Section 10.3 Deposits.
All funds of the SOUG shall be deposited from time to time to the credit of the SOUG in such banks, trust companies or their depositories as the Board of Directors may select.
Section 10.4 Bonding.
The Board of Directors shall provide for the bonding of such officers and employees of the SOUG as it may from time to time determine.
BOOKS AND RECORDS
The SOUG shall keep correct and complete books and records of account and also shall keep minutes of the proceedings of its Board of Directors having any of the authority of the Board of Directors.
The fiscal year of the SOUG shall be identified by the Board of Directors.
Upon the dissolution of the SOUG, and after payment of all indebtedness of the SOUG, any remaining funds, investments and other assets of the SOUG shall be distributed to an organization then qualifying under IRC Section 501(c)(3).
WAIVER OF NOTICE
Whenever any notice whatsoever is required to be given under the provisions of the Florida General Not-For-Profit Corporation Act or under the provisions of the Articles of Incorporation or bylaws of the SOUG, a waiver thereof in writing signed by the person or persons entitled to such notice, whether before or after the time stated therein, shall be deemed equivalent to the giving of such notice.

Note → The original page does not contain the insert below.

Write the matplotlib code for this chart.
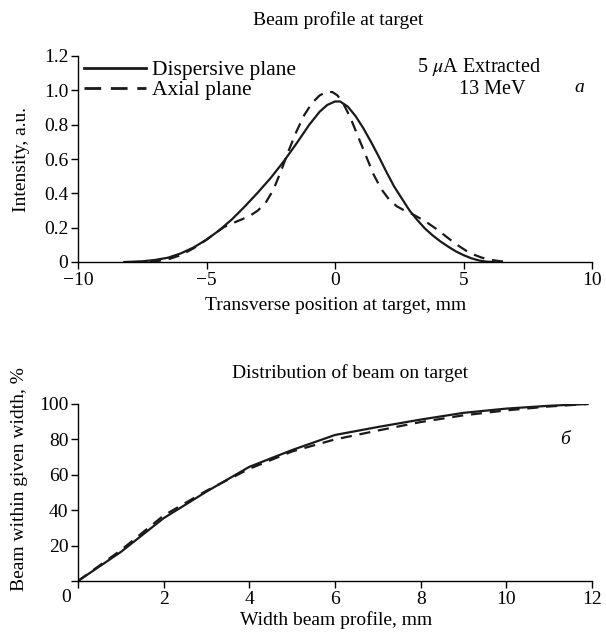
import numpy as np
import matplotlib
matplotlib.use("Agg")
import matplotlib.pyplot as plt
from matplotlib.lines import Line2D

plt.rcParams['font.family'] = ['Liberation Serif', 'DejaVu Serif']
plt.rcParams['mathtext.fontset'] = 'stix'

# ---- data: beam profile at target ----
disp_x = [-8.2, -7.5, -7.0, -6.5, -6.0, -5.5, -5.0, -4.5, -4.0, -3.5, -3.0, -2.5,
          -2.0, -1.5, -1.0, -0.6, -0.3, 0.0, 0.2, 0.5, 0.8, 1.1, 1.4, 1.7, 2.0,
          2.3, 2.6, 2.9, 3.2, 3.5, 3.8, 4.1, 4.4, 4.7, 5.0, 5.3, 5.6, 5.9, 6.2]
disp_y = [0.0, 0.004, 0.012, 0.025, 0.05, 0.085, 0.13, 0.185, 0.25, 0.325, 0.405,
          0.49, 0.585, 0.69, 0.80, 0.875, 0.915, 0.935, 0.935, 0.905, 0.85, 0.78,
          0.70, 0.615, 0.525, 0.44, 0.37, 0.30, 0.245, 0.195, 0.155, 0.12, 0.09,
          0.062, 0.04, 0.022, 0.009, 0.002, 0.0]

axial_x = [-7.2, -6.8, -6.4, -6.0, -5.5, -5.0, -4.6, -4.3, -4.0, -3.6, -3.3, -3.0,
           -2.7, -2.4, -2.1, -1.8, -1.5, -1.2, -0.9, -0.6, -0.35, -0.1, 0.1, 0.35,
           0.6, 0.9, 1.2, 1.5, 1.8, 2.1, 2.4, 2.7, 3.0, 3.3, 3.6, 3.9, 4.2, 4.5,
           4.8, 5.1, 5.4, 5.7, 6.0, 6.4, 6.8]
axial_y = [0.0, 0.008, 0.02, 0.04, 0.08, 0.13, 0.175, 0.205, 0.225, 0.25, 0.27,
           0.30, 0.345, 0.42, 0.53, 0.65, 0.76, 0.855, 0.925, 0.97, 0.99, 0.99,
           0.97, 0.915, 0.84, 0.73, 0.62, 0.51, 0.425, 0.365, 0.325, 0.30, 0.28,
           0.255, 0.228, 0.197, 0.163, 0.128, 0.095, 0.066, 0.043, 0.026, 0.014,
           0.005, 0.0]

# ---- data: distribution of beam on target ----
width_mm = [0, 1, 2, 3, 4, 5, 6, 7, 8, 9, 10, 11, 11.9]
disp_pct = [0, 16.4, 35.5, 50.5, 64.5, 74.0, 82.5, 87.0, 91.2, 95.0, 97.4, 99.0, 100]
axial_pct = [0, 17.4, 37.0, 51.0, 63.4, 73.2, 80.0, 85.0, 89.8, 93.6, 96.4, 98.6, 100]

W, H = 606, 633
fig = plt.figure(figsize=(W / 100, H / 100), dpi=100)
fs = 14
col = '#1a1a1a'
dash = (0, (5, 3.5))


def fx(px):
    return px / W


def fy(py):
    return 1 - py / H


def style_axes(ax):
    for s in ['top', 'right']:
        ax.spines[s].set_visible(False)
    for s in ['left', 'bottom']:
        ax.spines[s].set_linewidth(1.0)
    ax.tick_params(direction='out', length=5, width=1.0, labelsize=fs, pad=2)


# ============================================================
# top panel
# ============================================================
ax1 = fig.add_axes([fx(78), fy(262), fx(592) - fx(78), fy(56) - fy(262)])
ax1.plot(disp_x, disp_y, color=col, lw=1.6)
ax1.plot(axial_x, axial_y, color=col, lw=1.6, ls=dash)
ax1.set_xlim(-10, 10)
ax1.set_ylim(0, 1.2)
ax1.set_xticks([-10, -5, 0, 5, 10])
ax1.set_xticklabels(['\u221210', '\u22125', '0', '5', '10'])
ax1.set_yticks([0, 0.2, 0.4, 0.6, 0.8, 1.0, 1.2])
ax1.set_yticklabels(['0', '0.2', '0.4', '0.6', '0.8', '1.0', '1.2'])
style_axes(ax1)

handles = [Line2D([], [], color=col, lw=2.0),
           Line2D([], [], color=col, lw=2.0, ls=(0, (6, 3.5)))]
fig.legend(handles, ['Dispersive plane', 'Axial plane'], loc='upper left',
           bbox_to_anchor=(fx(80), fy(56)), frameon=False, fontsize=15.5,
           handlelength=2.85, handletextpad=0.3, labelspacing=0.0, borderaxespad=0.0,
           borderpad=0.2)

fig.text(fx(479), fy(67), '5 $\\mathit{\\mu}$A Extracted', fontsize=14.5, ha='center', va='center')
fig.text(fx(492), fy(89), '13 MeV', fontsize=14.5, ha='center', va='center')
fig.text(fx(579), fy(88), 'a', fontsize=fs, ha='center', va='center', style='italic')
fig.text(fx(338), fy(20), 'Beam profile at target', fontsize=fs, ha='center', va='center')
fig.text(fx(336), fy(305), 'Transverse position at target, mm', fontsize=fs, ha='center', va='center')
fig.text(fx(22), fy(160), 'Intensity, a.u.', fontsize=fs, ha='center', va='center', rotation=90)

# ============================================================
# bottom panel
# ============================================================
ax2 = fig.add_axes([fx(78), fy(581), fx(592) - fx(78), fy(404) - fy(581)])
ax2.plot(width_mm, disp_pct, color=col, lw=1.6)
ax2.plot(width_mm, axial_pct, color=col, lw=1.6, ls=dash)
ax2.set_xlim(0, 12)
ax2.set_ylim(0, 100)
ax2.set_xticks([0, 2, 4, 6, 8, 10, 12])
ax2.set_xticklabels(['', '2', '4', '6', '8', '10', '12'])
ax2.set_yticks([0, 20, 40, 60, 80, 100])
ax2.set_yticklabels(['', '20', '40', '60', '80', '100'])
style_axes(ax2)
ax2.text(11.37, 80, '\u0431', fontsize=fs, ha='center', va='center', style='italic')
fig.text(fx(350), fy(373), 'Distribution of beam on target', fontsize=fs, ha='center', va='center')
fig.text(fx(336), fy(620), 'Width beam profile, mm', fontsize=fs, ha='center', va='center')
fig.text(fx(20), fy(479), 'Beam within given width, %', fontsize=fs, ha='center', va='center', rotation=90)
fig.text(fx(66), fy(597), '0', fontsize=fs, ha='center', va='center')

fig.savefig('out.png', dpi=100)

The SOUG shall provide for the indemnification of all officers, directors, employees and agents of the SOUG to the full extent permitted by the Florida General Not-For-Profit Corporation Act, and shall be entitled to purchase insurance for such indemnification to the full extent as determined from time to time by the Board of Directors.
AMENDMENTS TO BYLAWS
These bylaws may be altered, amended or repealed and new bylaws adopted by majority vote of the SOUG Board of Directors provided that no such alternation, amendment or repeal is made without first obtaining the express written consent of the SOUG Board of Directors.